— BEGIN RECORDS FOR PROCESSING —
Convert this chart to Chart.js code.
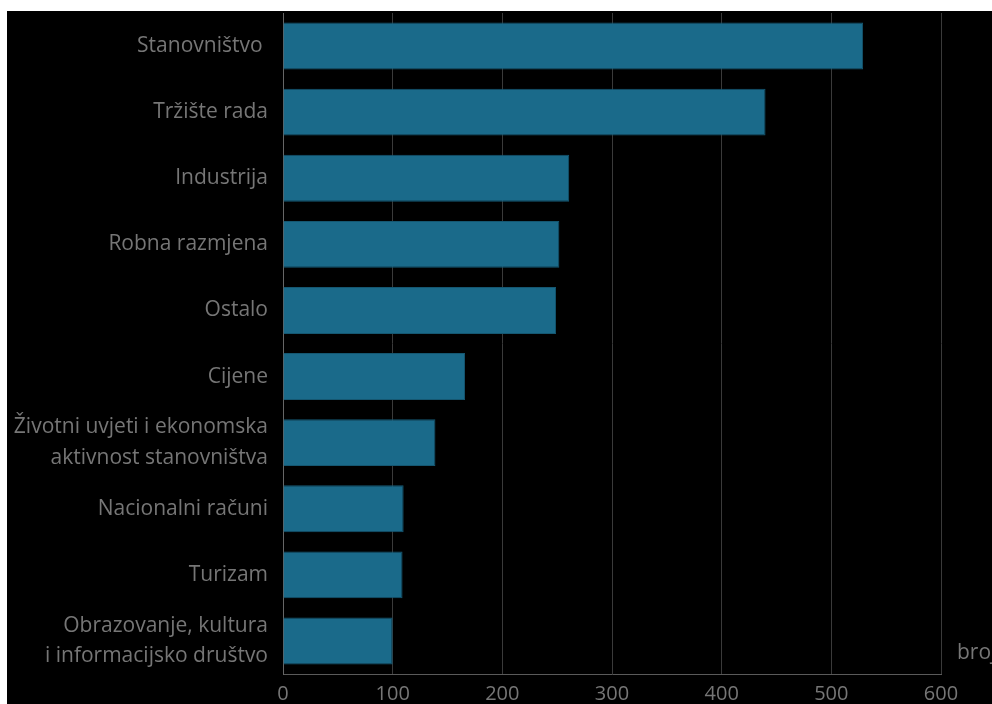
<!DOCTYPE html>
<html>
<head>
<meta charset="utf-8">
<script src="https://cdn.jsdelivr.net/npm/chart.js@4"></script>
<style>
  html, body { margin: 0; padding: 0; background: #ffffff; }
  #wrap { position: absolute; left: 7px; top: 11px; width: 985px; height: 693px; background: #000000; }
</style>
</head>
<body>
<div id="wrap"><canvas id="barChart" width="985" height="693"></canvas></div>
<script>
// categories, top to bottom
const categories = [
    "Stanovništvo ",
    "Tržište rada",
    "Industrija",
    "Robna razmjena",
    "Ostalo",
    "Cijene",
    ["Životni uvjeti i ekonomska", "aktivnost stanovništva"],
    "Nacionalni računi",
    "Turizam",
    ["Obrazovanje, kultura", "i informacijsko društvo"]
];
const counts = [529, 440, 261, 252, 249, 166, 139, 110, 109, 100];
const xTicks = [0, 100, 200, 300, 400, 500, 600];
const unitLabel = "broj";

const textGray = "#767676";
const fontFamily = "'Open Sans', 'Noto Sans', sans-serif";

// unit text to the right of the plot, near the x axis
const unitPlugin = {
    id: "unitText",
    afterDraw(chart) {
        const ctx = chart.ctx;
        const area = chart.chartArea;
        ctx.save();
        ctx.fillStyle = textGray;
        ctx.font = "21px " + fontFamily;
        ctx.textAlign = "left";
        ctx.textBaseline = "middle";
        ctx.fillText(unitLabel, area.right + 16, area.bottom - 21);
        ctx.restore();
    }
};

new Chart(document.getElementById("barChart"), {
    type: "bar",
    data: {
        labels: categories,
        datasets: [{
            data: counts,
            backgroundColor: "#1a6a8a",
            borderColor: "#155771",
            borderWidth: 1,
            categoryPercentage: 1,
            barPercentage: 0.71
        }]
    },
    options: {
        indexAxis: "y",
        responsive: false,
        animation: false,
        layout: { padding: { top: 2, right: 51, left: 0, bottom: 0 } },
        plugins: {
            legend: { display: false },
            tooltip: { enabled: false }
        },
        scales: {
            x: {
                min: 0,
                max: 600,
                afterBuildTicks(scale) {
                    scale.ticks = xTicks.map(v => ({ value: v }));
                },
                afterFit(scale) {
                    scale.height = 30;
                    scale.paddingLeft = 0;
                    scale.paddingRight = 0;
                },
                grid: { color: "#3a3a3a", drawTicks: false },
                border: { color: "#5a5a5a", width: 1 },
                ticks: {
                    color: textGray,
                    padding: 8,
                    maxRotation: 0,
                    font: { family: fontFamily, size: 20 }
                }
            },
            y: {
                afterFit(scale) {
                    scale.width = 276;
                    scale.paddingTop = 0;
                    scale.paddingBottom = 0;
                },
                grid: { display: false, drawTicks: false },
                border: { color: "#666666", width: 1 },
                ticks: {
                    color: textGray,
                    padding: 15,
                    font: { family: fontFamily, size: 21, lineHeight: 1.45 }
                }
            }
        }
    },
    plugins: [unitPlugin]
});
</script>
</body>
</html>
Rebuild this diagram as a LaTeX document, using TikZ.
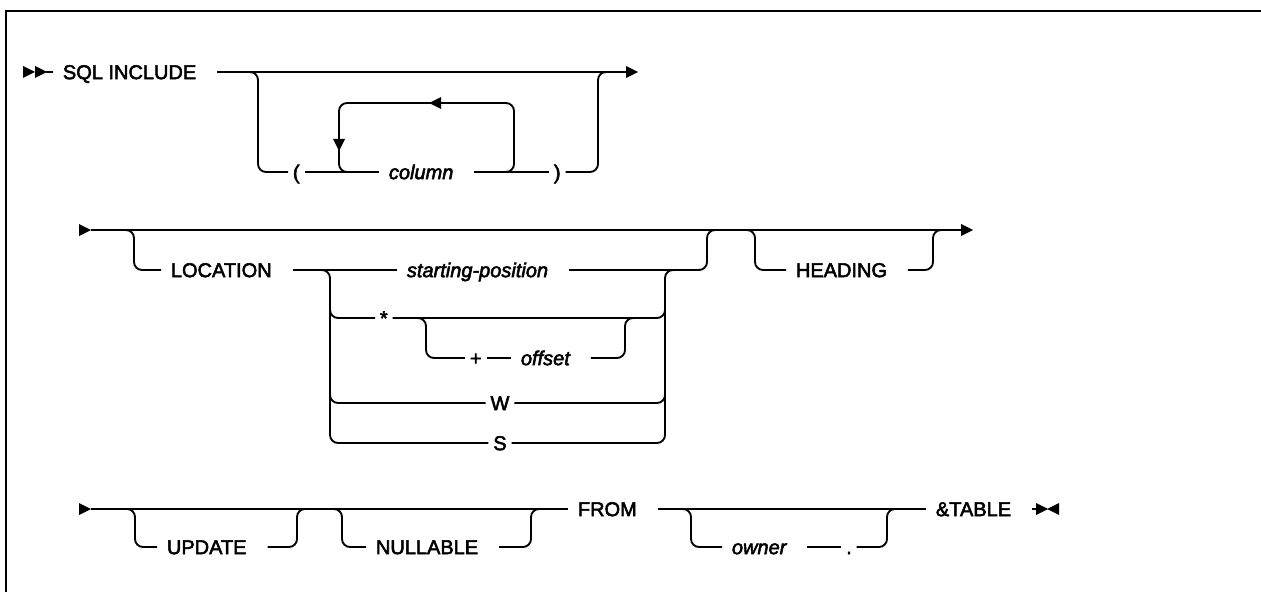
— END RECORDS FOR PROCESSING —
Repeat all of the entries word for word, but omit the pictures.

Convert this chart to Chart.js code.
<!DOCTYPE html>
<html>
<head>
<meta charset="utf-8">
<script src="https://cdn.jsdelivr.net/npm/chart.js@4"></script>
<style>
  html, body { margin: 0; padding: 0; background: #ffffff; }
  #wrap { position: absolute; left: 7px; top: 11px; width: 985px; height: 693px; background: #000000; }
</style>
</head>
<body>
<div id="wrap"><canvas id="barChart" width="985" height="693"></canvas></div>
<script>
// categories, top to bottom
const categories = [
    "Stanovništvo ",
    "Tržište rada",
    "Industrija",
    "Robna razmjena",
    "Ostalo",
    "Cijene",
    ["Životni uvjeti i ekonomska", "aktivnost stanovništva"],
    "Nacionalni računi",
    "Turizam",
    ["Obrazovanje, kultura", "i informacijsko društvo"]
];
const counts = [529, 440, 261, 252, 249, 166, 139, 110, 109, 100];
const xTicks = [0, 100, 200, 300, 400, 500, 600];
const unitLabel = "broj";

const textGray = "#767676";
const fontFamily = "'Open Sans', 'Noto Sans', sans-serif";

// unit text to the right of the plot, near the x axis
const unitPlugin = {
    id: "unitText",
    afterDraw(chart) {
        const ctx = chart.ctx;
        const area = chart.chartArea;
        ctx.save();
        ctx.fillStyle = textGray;
        ctx.font = "21px " + fontFamily;
        ctx.textAlign = "left";
        ctx.textBaseline = "middle";
        ctx.fillText(unitLabel, area.right + 16, area.bottom - 21);
        ctx.restore();
    }
};

new Chart(document.getElementById("barChart"), {
    type: "bar",
    data: {
        labels: categories,
        datasets: [{
            data: counts,
            backgroundColor: "#1a6a8a",
            borderColor: "#155771",
            borderWidth: 1,
            categoryPercentage: 1,
            barPercentage: 0.71
        }]
    },
    options: {
        indexAxis: "y",
        responsive: false,
        animation: false,
        layout: { padding: { top: 2, right: 51, left: 0, bottom: 0 } },
        plugins: {
            legend: { display: false },
            tooltip: { enabled: false }
        },
        scales: {
            x: {
                min: 0,
                max: 600,
                afterBuildTicks(scale) {
                    scale.ticks = xTicks.map(v => ({ value: v }));
                },
                afterFit(scale) {
                    scale.height = 30;
                    scale.paddingLeft = 0;
                    scale.paddingRight = 0;
                },
                grid: { color: "#3a3a3a", drawTicks: false },
                border: { color: "#5a5a5a", width: 1 },
                ticks: {
                    color: textGray,
                    padding: 8,
                    maxRotation: 0,
                    font: { family: fontFamily, size: 20 }
                }
            },
            y: {
                afterFit(scale) {
                    scale.width = 276;
                    scale.paddingTop = 0;
                    scale.paddingBottom = 0;
                },
                grid: { display: false, drawTicks: false },
                border: { color: "#666666", width: 1 },
                ticks: {
                    color: textGray,
                    padding: 15,
                    font: { family: fontFamily, size: 21, lineHeight: 1.45 }
                }
            }
        }
    },
    plugins: [unitPlugin]
});
</script>
</body>
</html>
Rebuild this diagram as a LaTeX document, using TikZ.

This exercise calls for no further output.